29 August 2007

Remembering, Ten Years On

Ten years ago, the world lost a rare and unique individual who selflessly lived for higher purposes, whose devotion to the care of the poor, the sick, and the disadvantaged was one of the highest examples of service to our humanity.

I speak, of course, of Agnes Gonxha Bojaxhiu — better known as Mother Teresa, who died on 5th September 1997. Rather than celebrate her example, however, our media continues to obsess over another death — as the title of a piercing piece in the International Herald Tribune puts it, "Meanwhile: The blind cult of Princess Diana":

Britain's version of Elvis week reaches its crescendo Friday with a memorial service marking the 10th anniversary of the death of Diana, Princess of Wales...

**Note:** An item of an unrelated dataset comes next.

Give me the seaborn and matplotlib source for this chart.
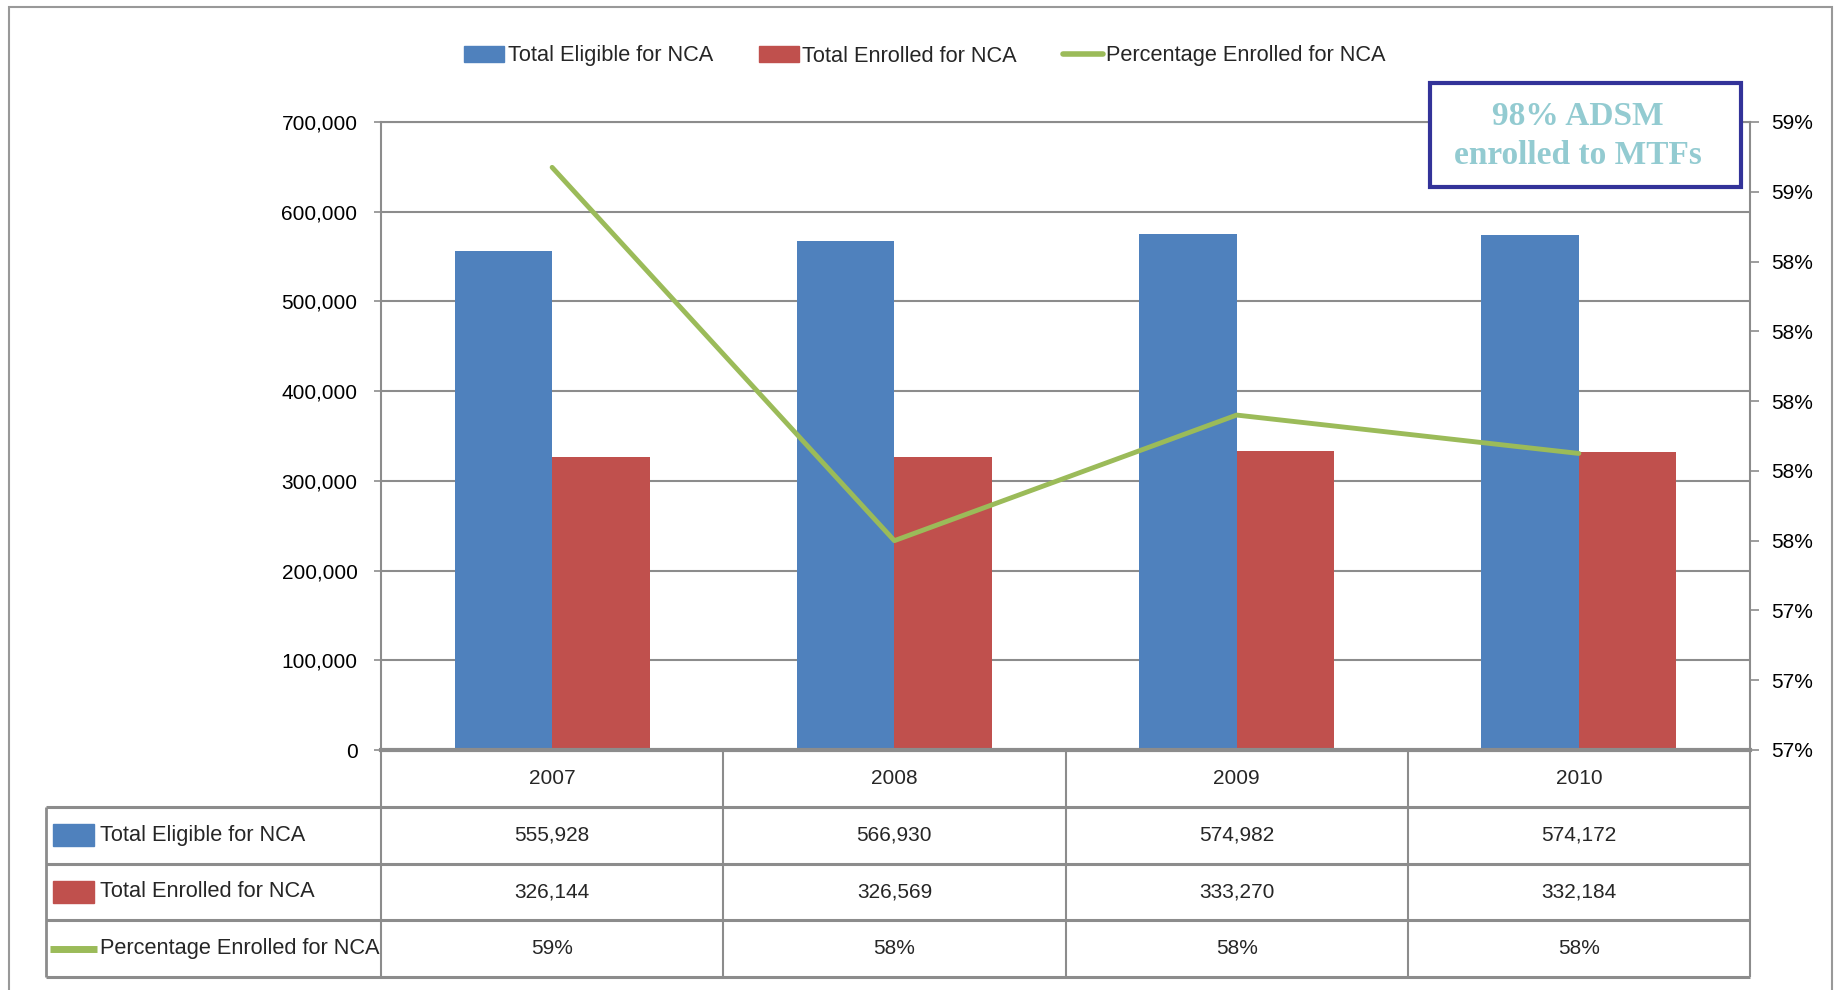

Beauty covers a multitude of sins, and Diana, like all of us, had plenty of them. We forgive her multiple affairs and her manipulative tactics because we love her looks. She makes us feel good still. We desire her even in death...

We are prepared to believe lies if they affirm our deepest desire to feel good, if not about ourselves, then about a goddess statue that can be as devoid of spiritual power as the false gods created by pagan peoples.
Citing Germaine Greer's "devastatingly honest essay" in last weekend's Sunday Times, it finishes, "Cults ultimately disappoint, and the Diana cult will, too. Germaine Greer concludes by writing that Diana was a 'desperate woman seeking applause.' No wonder so many still love her, because they are seeking the same thing."

Meanwhile, the work of the Missionaries of Charity and millions of other unassuming humanitarian workers and neighbourly citizens quietly minister to the world's needy — the homeless, the sick, the orphaned, the disabled, and the dying. They give all they have and seek no applause. These are the true celebrities, the saints to whom we ought to be looking for inspiration in this individualistic age.